34 Prozent drängeln, um die Spur freizukriegen; 44 Prozent der Bedrängten bremsen kurz, um die Drängler zu ärgern, 31 Prozent geben „gelegentlich“ Gas, wenn jemand sie überholen will. Rund die Hälfte reagiert sich „gelegentlich“ im Straßenverkehr ab, wenn sie sich geärgert hatten. „Bei dieser Frage muss man sich doch eigentlich klar sagen: Nein!

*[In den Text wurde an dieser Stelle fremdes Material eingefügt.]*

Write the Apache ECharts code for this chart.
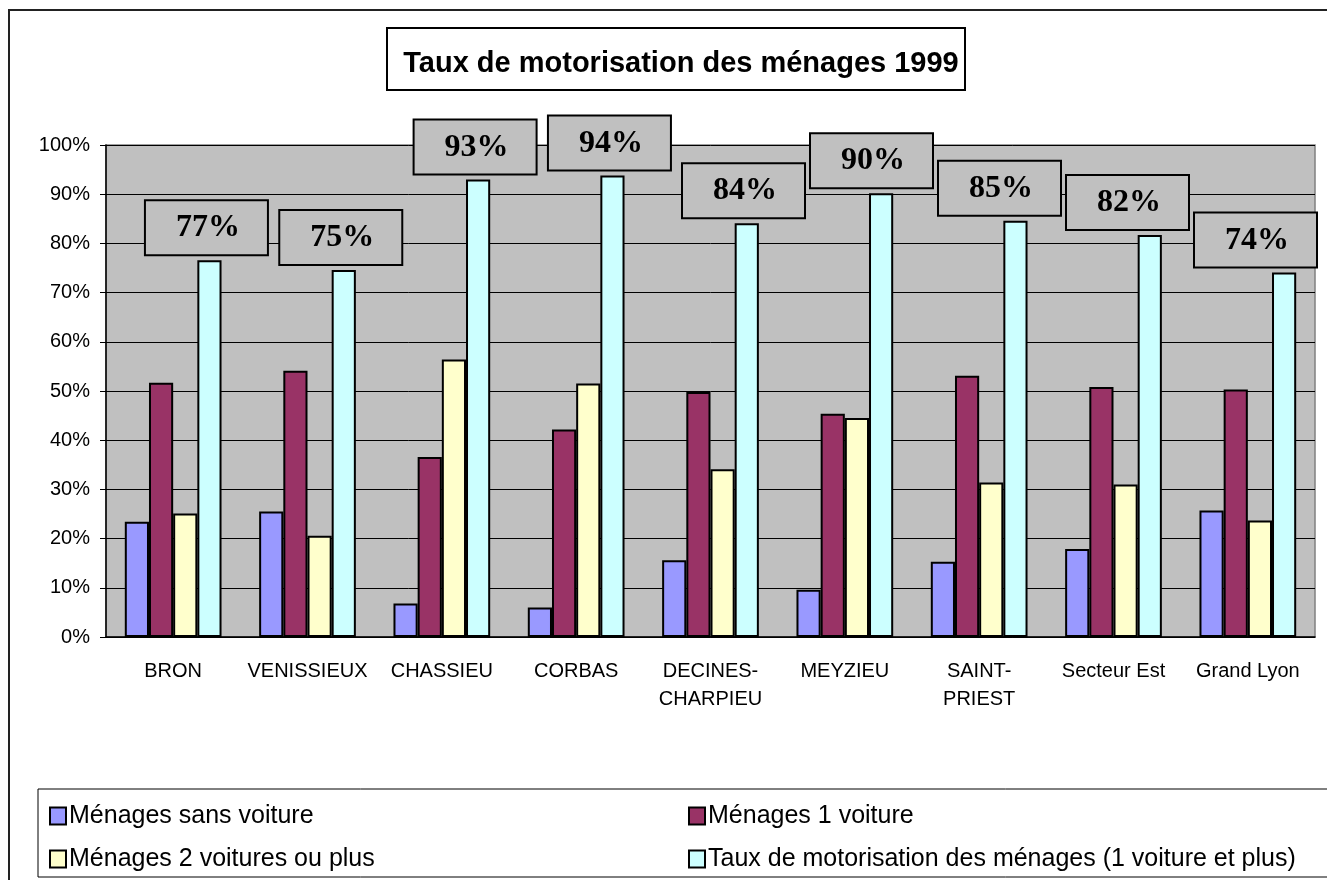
<!DOCTYPE html>
<html>
<head>
<meta charset="utf-8">
<title>Taux de motorisation des ménages 1999</title>
<script src="https://cdn.jsdelivr.net/npm/echarts@6/dist/echarts.min.js"></script>
<style>
  html, body { margin: 0; padding: 0; background: #fff; }
  #chart { width: 1327px; height: 880px; }
</style>
</head>
<body>
<div id="chart"></div>
<script>
// communes / secteurs
const communes = ['BRON', 'VENISSIEUX', 'CHASSIEU', 'CORBAS', 'DECINES-CHARPIEU',
  'MEYZIEU', 'SAINT-PRIEST', 'Secteur Est', 'Grand Lyon'];

// valeurs en %
const sansVoiture = [23.4, 25.5, 6.8, 6.0, 15.6, 9.6, 15.3, 17.9, 25.7];
const uneVoiture = [51.7, 54.1, 36.6, 42.2, 49.8, 45.4, 53.1, 50.8, 50.3];
const deuxVoitures = [25.1, 20.6, 56.4, 51.5, 34.1, 44.5, 31.4, 31.0, 23.7];
const tauxMotorisation = [76.6, 74.6, 93.0, 93.8, 84.1, 90.2, 84.6, 81.7, 74.1];

const yTicks = [0, 10, 20, 30, 40, 50, 60, 70, 80, 90, 100];

const font = '"Liberation Sans", Arial, sans-serif';
const border = { borderColor: '#000', borderWidth: 2 };

let myChart = echarts.init(document.getElementById('chart'));

function barSerie(name, data, color) {
    return {
        name: name,
        type: 'bar',
        data: data,
        barGap: '0%',
        barCategoryGap: '28%',
        itemStyle: Object.assign({ color: color }, border)
    };
}

// shift the label boxes left when they would leave the chart or hit the next one
function labelShifts() {
    const half = 60.5, h = 53, dist = 6, gap = 7, rightLimit = 1316;
    const p0 = myChart.convertToPixel({ xAxisIndex: 0, yAxisIndex: 0 }, [0, 0]);
    const p1 = myChart.convertToPixel({ xAxisIndex: 0, yAxisIndex: 0 }, [1, 0]);
    const w = p1[0] - p0[0];
    const boxes = tauxMotorisation.map((v, i) => {
        const p = myChart.convertToPixel({ xAxisIndex: 0, yAxisIndex: 0 }, [i, v]);
        const c = p[0] + 0.27 * w;
        return { left: c - half, right: c + half, top: p[1] - dist - h, bottom: p[1] - dist };
    });
    const n = boxes.length;
    const shifts = new Array(n).fill(-3);
    shifts[n - 1] = Math.min(-3, rightLimit - boxes[n - 1].right);
    for (let i = n - 2; i >= 0; i--) {
        const a = boxes[i], b = boxes[i + 1];
        if (a.bottom > b.top && a.top < b.bottom) {
            const limit = b.left + shifts[i + 1] - gap;
            if (a.right + shifts[i] > limit) shifts[i] = limit - a.right;
        }
    }
    return shifts;
}

let taux = barSerie('Taux de motorisation des ménages (1 voiture et plus)', tauxMotorisation, '#ccffff');
taux.label = {
    show: true,
    position: 'top',
    distance: 6,
    formatter: p => Math.round(p.value) + '%',
    fontFamily: '"Liberation Serif", "Times New Roman", serif',
    fontWeight: 'bold',
    fontSize: 32,
    color: '#000',
    lineHeight: 32,
    width: 64,
    height: 32,
    align: 'center',
    padding: [11, 27, 10, 30],
    backgroundColor: '#c0c0c0',
    borderColor: '#000',
    borderWidth: 2
};
taux.labelLayout = function (params) {
    return { dx: labelShifts()[params.dataIndex] };
};

myChart.setOption({
    animation: false,
    textStyle: { fontFamily: font, color: '#000' },
    title: {
        text: 'Taux de motorisation des ménages 1999',
        left: 676,
        top: 44,
        textAlign: 'center',
        textStyle: { fontFamily: font, fontWeight: 'bold', fontSize: 29, color: '#000' }
    },
    graphic: [
        { type: 'rect', z: -1, shape: { x: 9, y: 10, width: 1330, height: 880 },
          style: { fill: 'none', stroke: '#222', lineWidth: 2 } },
        { type: 'rect', shape: { x: 387, y: 28, width: 578, height: 62 },
          style: { fill: 'none', stroke: '#000', lineWidth: 2 } },
        { type: 'rect', shape: { x: 38, y: 789, width: 1300, height: 88 },
          style: { fill: 'none', stroke: '#000', lineWidth: 1 } }
    ],
    legend: [
        {
            data: ['Ménages sans voiture', 'Ménages 2 voitures ou plus'],
            orient: 'vertical', left: 44, top: 798,
            itemWidth: 16, itemHeight: 17, itemGap: 17,
            textStyle: { fontSize: 25, lineHeight: 26, color: '#000', padding: [0, 0, 0, -2] },
            icon: 'rect'
        },
        {
            data: ['Ménages 1 voiture', 'Taux de motorisation des ménages (1 voiture et plus)'],
            orient: 'vertical', left: 683, top: 798,
            itemWidth: 16, itemHeight: 17, itemGap: 17,
            textStyle: { fontSize: 25, lineHeight: 26, color: '#000', padding: [0, 0, 0, -2] },
            icon: 'rect'
        }
    ],
    grid: {
        left: 106, right: 12, top: 145, bottom: 243,
        show: true, backgroundColor: '#c0c0c0', borderColor: '#808080', borderWidth: 1.5
    },
    xAxis: {
        type: 'category',
        data: communes,
        axisLine: { lineStyle: { color: '#000', width: 1.5 } },
        axisTick: { length: 6, lineStyle: { color: '#000' } },
        axisLabel: {
            fontSize: 20, lineHeight: 28, margin: 20, color: '#000', interval: 0,
            formatter: v => v.replace('-', '-\n')
        }
    },
    yAxis: {
        type: 'value',
        min: yTicks[0],
        max: yTicks[yTicks.length - 1],
        interval: 10,
        axisLine: { show: true, lineStyle: { color: '#000', width: 1.5 } },
        axisTick: { show: true, length: 6, lineStyle: { color: '#000' } },
        axisLabel: { fontSize: 20, margin: 16, color: '#000', formatter: '{value}%' },
        splitLine: { lineStyle: { color: '#000', width: 1 } }
    },
    series: [
        barSerie('Ménages sans voiture', sansVoiture, '#9999ff'),
        barSerie('Ménages 1 voiture', uneVoiture, '#993366'),
        barSerie('Ménages 2 voitures ou plus', deuxVoitures, '#ffffcc'),
        taux
    ]
});
</script>
</body>
</html>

Das Auto ist kein angemessener Ort, um Aggressionen loszuwerden“, sagt Siegfried Brockmann, der Chef der Unfallforschung.

Gründe für die Aggression nennt Roland Stimpel, der Vorsitzende der Fußgänger-Lobby „Fuss e.V.“, bei der Präsentation der Studie: „Die Verkehrswelt ist einfach enger geworden, der Raum in den Straßen wird knapper und die unterschiedlichsten Ansprüche werden deutlich geäußert.“ Die Auto-Seite wolle nichts abgeben, die Fahrrad-Seite verlange Radwege, die Fußgänger wollten Gehwege nur für sich.

Viele erlebten eine Verkehrskontrolle vor mehr als fünf Jahren - oder noch nie

Die Unfallforscher verlangen, dass im Verkehr mehr kontrolliert und stärker bestraft wird. Siegfried Brockmann: „Das Problem ist, dass wir natürlich nicht nur spontane Aggressionstäter haben. Sondern ganz viele Verkehrsteilnehmer, die genau wissen, dass das, was sie tun, keine Folgen haben wird, weil man in der Regel nicht kontrolliert wird. Das kann nicht so bleiben.“ 52 Prozent gaben an, zuletzt vor mehr als fünf Jahren oder noch nie in eine Verkehrskontrolle geraten zu sein. Ich fahre natürlich immer von selbst zu einer Verkehrskontrolle rüber, wenn ich eine sehe.